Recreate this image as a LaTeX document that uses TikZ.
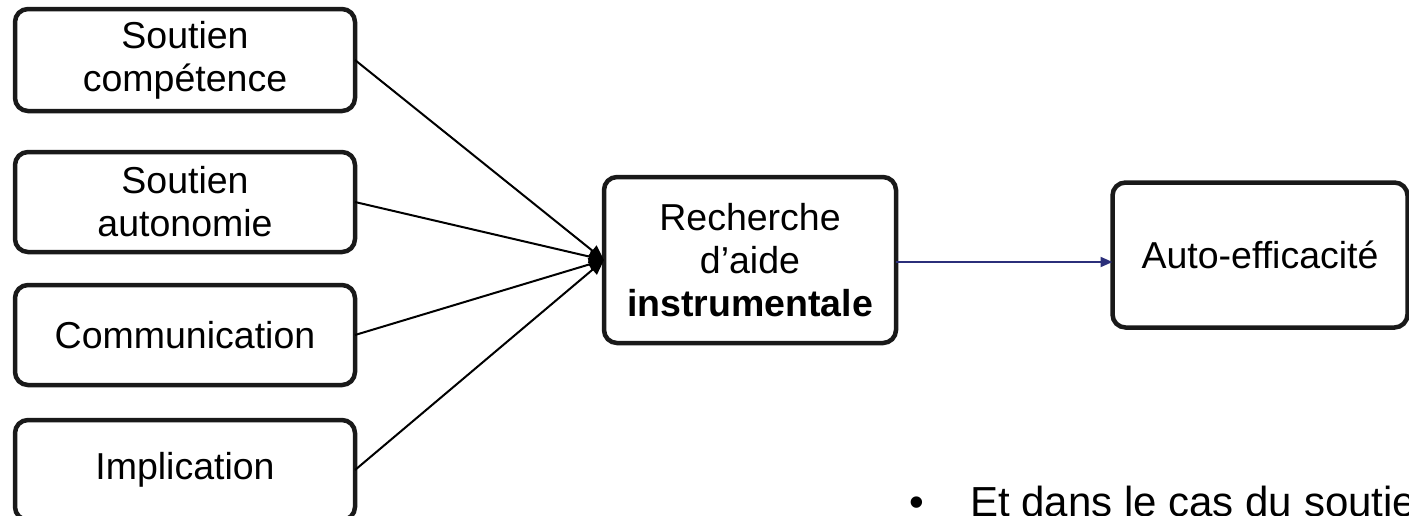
\documentclass[tikz,border=0pt]{standalone}
\usepackage{fontspec}
\setmainfont{Liberation Sans}
\usetikzlibrary{arrows.meta}
\definecolor{navy}{RGB}{43,47,122}
\begin{document}
\begin{tikzpicture}[x=1pt,y=-1pt,
  box/.style={draw=black!90, line width=4.5pt, rounded corners=13pt, align=center,
    font=\fontsize{37.5}{43}\selectfont, inner sep=0pt, outer sep=0pt},
  conn/.style={line width=2pt, -{Triangle[length=15pt,width=13pt]}},
  bluearrow/.style={draw=navy, line width=2pt, -{Triangle[length=12pt,width=10pt]}, color=navy}]
\useasboundingbox (0,0) rectangle (1409,515);
\clip (0,0) rectangle (1409,515);
\node[box, minimum width=340pt, minimum height=102pt] (b1) at (185,60) {Soutien\\compétence};
\node[box, minimum width=340pt, minimum height=100pt] (b2) at (185,202) {Soutien\\autonomie};
\node[box, minimum width=340pt, minimum height=100pt] (b3) at (185,335) {Communication};
\node[box, minimum width=340pt, minimum height=100pt] (b4) at (185,470) {Implication};
\node[box, minimum width=292pt, minimum height=166pt] (c) at (750,260) {Recherche\\d’aide\\\textbf{instrumentale}};
\node[box, minimum width=295pt, minimum height=145pt] (r) at (1260,255) {Auto-efficacité};
\foreach \b in {b1,b2,b3,b4} \draw[conn] (\b.east) -- (c.west);
\draw[bluearrow] (c.east |- 0,262) -- (r.west |- 0,262);
\node[font=\fontsize{42}{48}\selectfont, inner sep=0pt, anchor=base] (bul) at (917,516) {•};
\node[font=\fontsize{42}{48}\selectfont, inner sep=0pt, anchor=base west] (t) at (970,516) {Et dans le cas du soutien};
\end{tikzpicture}
\end{document}
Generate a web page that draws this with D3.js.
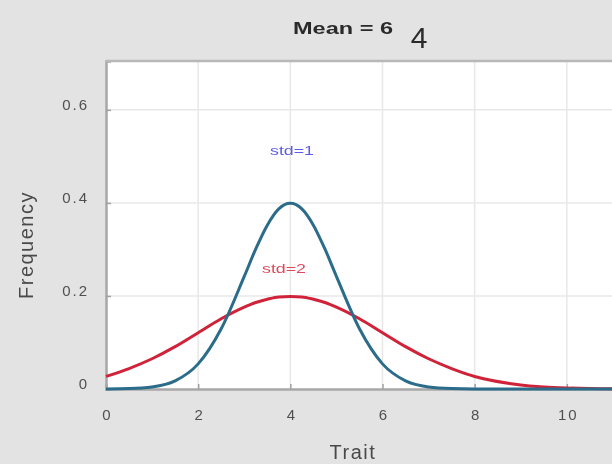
**********
> Task objective
Copy the listing exactly. Any image in it stays out of the copy.

> Answer to this task
Recreate this image as a LaTeX document that uses TikZ.
\documentclass[tikz,border=0pt]{standalone}
\usepackage{fontspec}
\setmainfont{Liberation Sans}
\usetikzlibrary{arrows.meta}
\definecolor{navy}{RGB}{43,47,122}
\begin{document}
\begin{tikzpicture}[x=1pt,y=-1pt,
  box/.style={draw=black!90, line width=4.5pt, rounded corners=13pt, align=center,
    font=\fontsize{37.5}{43}\selectfont, inner sep=0pt, outer sep=0pt},
  conn/.style={line width=2pt, -{Triangle[length=15pt,width=13pt]}},
  bluearrow/.style={draw=navy, line width=2pt, -{Triangle[length=12pt,width=10pt]}, color=navy}]
\useasboundingbox (0,0) rectangle (1409,515);
\clip (0,0) rectangle (1409,515);
\node[box, minimum width=340pt, minimum height=102pt] (b1) at (185,60) {Soutien\\compétence};
\node[box, minimum width=340pt, minimum height=100pt] (b2) at (185,202) {Soutien\\autonomie};
\node[box, minimum width=340pt, minimum height=100pt] (b3) at (185,335) {Communication};
\node[box, minimum width=340pt, minimum height=100pt] (b4) at (185,470) {Implication};
\node[box, minimum width=292pt, minimum height=166pt] (c) at (750,260) {Recherche\\d’aide\\\textbf{instrumentale}};
\node[box, minimum width=295pt, minimum height=145pt] (r) at (1260,255) {Auto-efficacité};
\foreach \b in {b1,b2,b3,b4} \draw[conn] (\b.east) -- (c.west);
\draw[bluearrow] (c.east |- 0,262) -- (r.west |- 0,262);
\node[font=\fontsize{42}{48}\selectfont, inner sep=0pt, anchor=base] (bul) at (917,516) {•};
\node[font=\fontsize{42}{48}\selectfont, inner sep=0pt, anchor=base west] (t) at (970,516) {Et dans le cas du soutien};
\end{tikzpicture}
\end{document}
Generate a web page that draws this with D3.js.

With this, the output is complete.